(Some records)
= = =

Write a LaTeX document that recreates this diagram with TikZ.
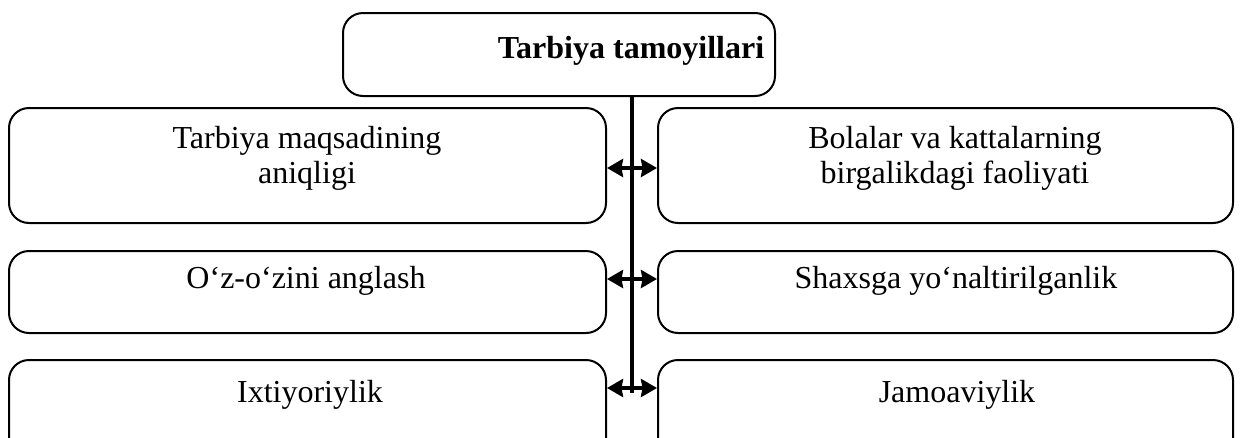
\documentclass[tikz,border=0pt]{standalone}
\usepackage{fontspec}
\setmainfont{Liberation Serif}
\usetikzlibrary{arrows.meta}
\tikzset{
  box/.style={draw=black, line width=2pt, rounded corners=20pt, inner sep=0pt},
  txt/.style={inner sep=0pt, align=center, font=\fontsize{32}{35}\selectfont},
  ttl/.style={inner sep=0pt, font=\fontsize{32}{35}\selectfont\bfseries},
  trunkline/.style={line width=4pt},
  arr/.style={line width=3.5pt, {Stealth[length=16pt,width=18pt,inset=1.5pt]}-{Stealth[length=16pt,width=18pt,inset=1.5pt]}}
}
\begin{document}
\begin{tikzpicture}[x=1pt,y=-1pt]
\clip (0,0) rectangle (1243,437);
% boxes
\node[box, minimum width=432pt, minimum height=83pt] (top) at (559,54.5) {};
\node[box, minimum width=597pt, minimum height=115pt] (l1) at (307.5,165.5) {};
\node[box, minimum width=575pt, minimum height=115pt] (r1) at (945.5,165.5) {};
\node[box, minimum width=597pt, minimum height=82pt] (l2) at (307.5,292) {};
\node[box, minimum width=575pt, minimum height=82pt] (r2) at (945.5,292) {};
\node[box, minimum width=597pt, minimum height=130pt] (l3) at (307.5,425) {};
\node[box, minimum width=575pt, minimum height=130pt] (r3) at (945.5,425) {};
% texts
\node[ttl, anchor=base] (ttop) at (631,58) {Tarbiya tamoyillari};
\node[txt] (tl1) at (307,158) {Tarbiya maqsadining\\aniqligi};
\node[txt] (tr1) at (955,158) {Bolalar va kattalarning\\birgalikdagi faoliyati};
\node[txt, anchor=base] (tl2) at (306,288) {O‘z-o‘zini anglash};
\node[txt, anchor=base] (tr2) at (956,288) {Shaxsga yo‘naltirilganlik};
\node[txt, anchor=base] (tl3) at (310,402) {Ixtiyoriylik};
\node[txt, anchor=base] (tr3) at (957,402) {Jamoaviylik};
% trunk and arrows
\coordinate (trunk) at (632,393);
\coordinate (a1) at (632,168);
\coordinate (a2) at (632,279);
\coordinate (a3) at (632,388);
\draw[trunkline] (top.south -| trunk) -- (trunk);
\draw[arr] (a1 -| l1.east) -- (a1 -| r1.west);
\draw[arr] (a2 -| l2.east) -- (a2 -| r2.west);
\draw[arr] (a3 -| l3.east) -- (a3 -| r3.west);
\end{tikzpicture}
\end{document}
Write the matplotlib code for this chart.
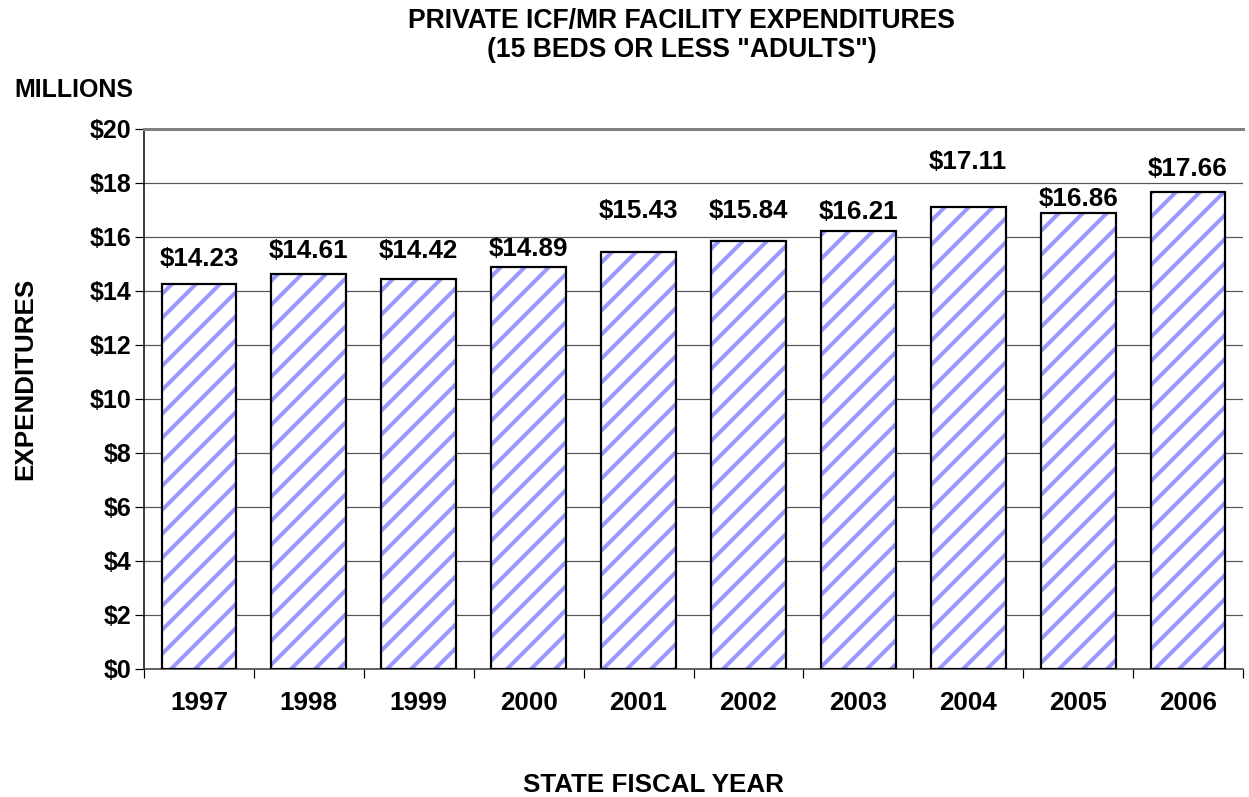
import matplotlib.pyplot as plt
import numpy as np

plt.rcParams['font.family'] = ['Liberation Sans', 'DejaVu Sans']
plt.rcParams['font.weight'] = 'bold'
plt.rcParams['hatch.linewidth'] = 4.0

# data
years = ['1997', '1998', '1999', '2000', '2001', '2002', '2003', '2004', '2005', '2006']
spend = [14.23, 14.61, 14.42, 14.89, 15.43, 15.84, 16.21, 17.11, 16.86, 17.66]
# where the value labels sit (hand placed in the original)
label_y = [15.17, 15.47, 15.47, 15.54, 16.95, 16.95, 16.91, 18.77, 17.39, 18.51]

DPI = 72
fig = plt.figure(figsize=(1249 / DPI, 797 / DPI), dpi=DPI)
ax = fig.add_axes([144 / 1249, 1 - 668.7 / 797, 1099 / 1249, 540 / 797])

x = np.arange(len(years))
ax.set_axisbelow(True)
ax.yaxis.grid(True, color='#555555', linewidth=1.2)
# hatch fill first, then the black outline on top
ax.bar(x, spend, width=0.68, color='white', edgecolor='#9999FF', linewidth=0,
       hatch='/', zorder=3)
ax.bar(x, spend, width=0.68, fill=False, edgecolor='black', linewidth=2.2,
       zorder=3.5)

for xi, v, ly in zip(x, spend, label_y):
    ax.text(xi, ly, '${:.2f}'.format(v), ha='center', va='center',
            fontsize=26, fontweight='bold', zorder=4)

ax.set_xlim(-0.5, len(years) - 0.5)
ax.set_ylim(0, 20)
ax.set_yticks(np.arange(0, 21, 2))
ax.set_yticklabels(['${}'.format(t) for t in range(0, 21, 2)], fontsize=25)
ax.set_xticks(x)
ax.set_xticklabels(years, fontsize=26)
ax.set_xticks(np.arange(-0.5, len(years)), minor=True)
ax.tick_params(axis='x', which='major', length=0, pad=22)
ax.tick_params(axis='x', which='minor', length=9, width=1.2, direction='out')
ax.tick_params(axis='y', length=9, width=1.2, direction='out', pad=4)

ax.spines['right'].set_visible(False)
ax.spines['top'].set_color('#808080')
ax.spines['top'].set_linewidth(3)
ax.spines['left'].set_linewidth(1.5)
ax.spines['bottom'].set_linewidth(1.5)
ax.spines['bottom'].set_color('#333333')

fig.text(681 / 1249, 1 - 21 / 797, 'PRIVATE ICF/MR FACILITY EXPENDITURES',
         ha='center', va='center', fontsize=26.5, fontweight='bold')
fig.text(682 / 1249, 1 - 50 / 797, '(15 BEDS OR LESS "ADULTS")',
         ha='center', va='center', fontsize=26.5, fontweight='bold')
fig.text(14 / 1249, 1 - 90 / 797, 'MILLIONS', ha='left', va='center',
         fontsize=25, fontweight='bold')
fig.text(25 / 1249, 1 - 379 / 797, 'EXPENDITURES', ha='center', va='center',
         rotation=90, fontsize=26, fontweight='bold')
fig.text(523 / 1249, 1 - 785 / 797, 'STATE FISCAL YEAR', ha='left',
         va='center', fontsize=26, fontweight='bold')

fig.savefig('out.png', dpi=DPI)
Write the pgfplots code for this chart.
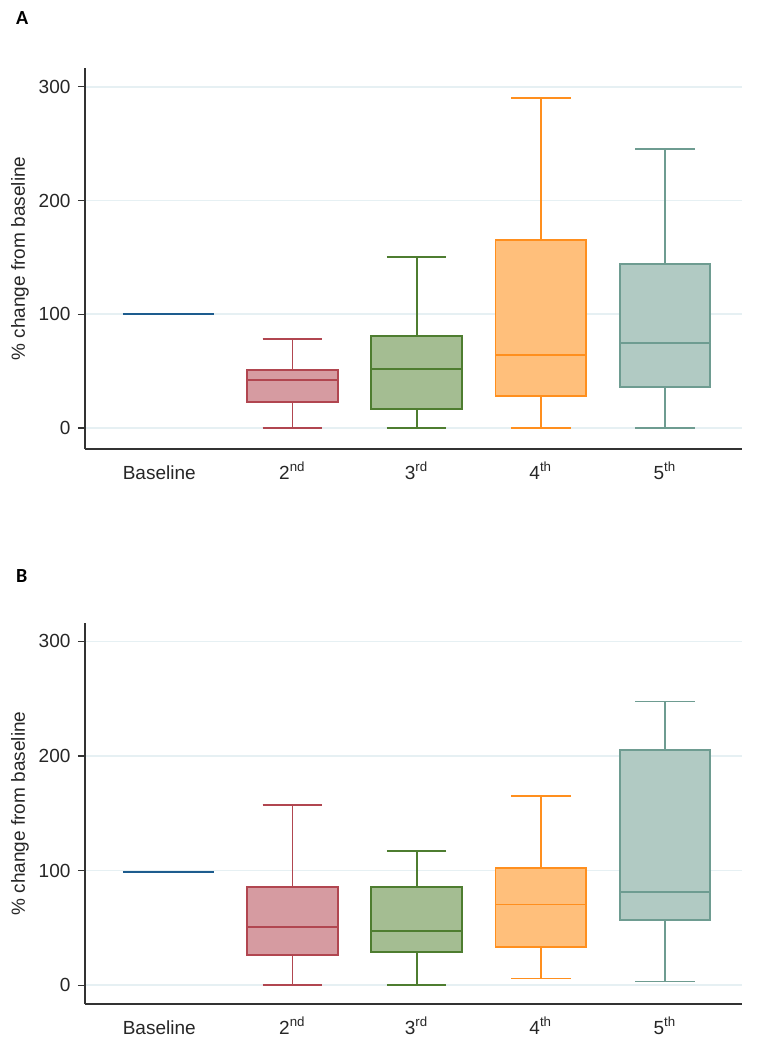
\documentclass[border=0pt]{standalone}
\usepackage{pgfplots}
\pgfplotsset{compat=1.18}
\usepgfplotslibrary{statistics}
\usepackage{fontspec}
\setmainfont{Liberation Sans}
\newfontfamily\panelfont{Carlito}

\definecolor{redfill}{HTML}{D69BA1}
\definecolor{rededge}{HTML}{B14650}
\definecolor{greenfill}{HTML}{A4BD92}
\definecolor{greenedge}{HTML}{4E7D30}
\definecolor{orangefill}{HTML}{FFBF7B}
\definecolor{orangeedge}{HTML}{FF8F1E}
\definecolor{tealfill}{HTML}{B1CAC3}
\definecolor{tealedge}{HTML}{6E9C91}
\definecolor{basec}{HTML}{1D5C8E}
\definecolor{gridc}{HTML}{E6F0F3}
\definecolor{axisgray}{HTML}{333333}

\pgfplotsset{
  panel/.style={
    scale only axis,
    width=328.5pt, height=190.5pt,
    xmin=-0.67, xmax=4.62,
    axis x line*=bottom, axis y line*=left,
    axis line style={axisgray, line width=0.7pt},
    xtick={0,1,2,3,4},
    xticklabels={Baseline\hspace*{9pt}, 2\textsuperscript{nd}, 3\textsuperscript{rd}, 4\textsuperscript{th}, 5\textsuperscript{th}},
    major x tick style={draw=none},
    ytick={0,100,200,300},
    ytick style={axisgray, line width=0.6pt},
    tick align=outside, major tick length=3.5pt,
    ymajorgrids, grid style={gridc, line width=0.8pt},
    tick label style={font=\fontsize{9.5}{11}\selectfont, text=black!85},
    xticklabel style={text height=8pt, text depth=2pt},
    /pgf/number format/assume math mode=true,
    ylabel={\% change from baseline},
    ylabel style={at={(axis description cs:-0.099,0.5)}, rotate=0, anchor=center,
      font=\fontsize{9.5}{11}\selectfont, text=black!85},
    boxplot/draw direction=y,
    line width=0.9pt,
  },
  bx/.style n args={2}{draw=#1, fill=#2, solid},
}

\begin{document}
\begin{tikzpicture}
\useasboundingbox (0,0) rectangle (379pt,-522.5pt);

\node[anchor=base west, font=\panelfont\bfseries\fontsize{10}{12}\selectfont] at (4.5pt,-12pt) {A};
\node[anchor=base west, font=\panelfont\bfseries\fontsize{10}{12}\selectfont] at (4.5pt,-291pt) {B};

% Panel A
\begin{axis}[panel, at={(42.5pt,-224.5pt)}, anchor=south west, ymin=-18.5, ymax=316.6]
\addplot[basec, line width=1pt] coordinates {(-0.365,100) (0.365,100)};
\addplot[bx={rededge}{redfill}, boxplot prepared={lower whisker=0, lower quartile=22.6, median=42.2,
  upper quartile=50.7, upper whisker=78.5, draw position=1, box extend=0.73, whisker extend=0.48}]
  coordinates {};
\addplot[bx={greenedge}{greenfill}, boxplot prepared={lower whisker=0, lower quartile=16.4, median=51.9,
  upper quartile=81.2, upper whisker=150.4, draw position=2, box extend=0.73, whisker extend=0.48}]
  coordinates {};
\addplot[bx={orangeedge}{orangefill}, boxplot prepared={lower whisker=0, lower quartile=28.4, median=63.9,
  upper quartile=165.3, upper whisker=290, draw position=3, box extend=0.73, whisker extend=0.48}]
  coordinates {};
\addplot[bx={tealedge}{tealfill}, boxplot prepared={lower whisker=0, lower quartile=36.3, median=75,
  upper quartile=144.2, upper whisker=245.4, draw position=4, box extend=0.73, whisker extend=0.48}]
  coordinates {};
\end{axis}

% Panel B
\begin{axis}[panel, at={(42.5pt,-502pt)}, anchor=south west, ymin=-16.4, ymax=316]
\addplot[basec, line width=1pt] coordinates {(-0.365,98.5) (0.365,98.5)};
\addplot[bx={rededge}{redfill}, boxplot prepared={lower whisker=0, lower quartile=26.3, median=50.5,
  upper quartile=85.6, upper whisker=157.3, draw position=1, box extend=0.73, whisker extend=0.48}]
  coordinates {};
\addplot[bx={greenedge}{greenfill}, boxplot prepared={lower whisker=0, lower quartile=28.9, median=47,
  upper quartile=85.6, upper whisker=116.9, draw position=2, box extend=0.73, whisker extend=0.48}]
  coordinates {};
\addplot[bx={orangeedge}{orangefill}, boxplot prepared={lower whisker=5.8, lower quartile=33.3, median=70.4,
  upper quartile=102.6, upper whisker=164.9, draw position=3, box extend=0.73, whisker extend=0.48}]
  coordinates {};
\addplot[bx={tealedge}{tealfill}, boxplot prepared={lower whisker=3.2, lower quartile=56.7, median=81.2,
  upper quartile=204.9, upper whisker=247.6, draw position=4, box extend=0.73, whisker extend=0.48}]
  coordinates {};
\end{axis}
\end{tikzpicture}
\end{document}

= = =

Goal: Leaving the pictures out, write out exactly the lines from the line containing "Write the matplotlib code for this chart." through the line containing "ax = fig.add_axes([144", both included.

Right answer:
Write the matplotlib code for this chart.
import matplotlib.pyplot as plt
import numpy as np

plt.rcParams['font.family'] = ['Liberation Sans', 'DejaVu Sans']
plt.rcParams['font.weight'] = 'bold'
plt.rcParams['hatch.linewidth'] = 4.0

# data
years = ['1997', '1998', '1999', '2000', '2001', '2002', '2003', '2004', '2005', '2006']
spend = [14.23, 14.61, 14.42, 14.89, 15.43, 15.84, 16.21, 17.11, 16.86, 17.66]
# where the value labels sit (hand placed in the original)
label_y = [15.17, 15.47, 15.47, 15.54, 16.95, 16.95, 16.91, 18.77, 17.39, 18.51]

DPI = 72
fig = plt.figure(figsize=(1249 / DPI, 797 / DPI), dpi=DPI)
ax = fig.add_axes([144 / 1249, 1 - 668.7 / 797, 1099 / 1249, 540 / 797])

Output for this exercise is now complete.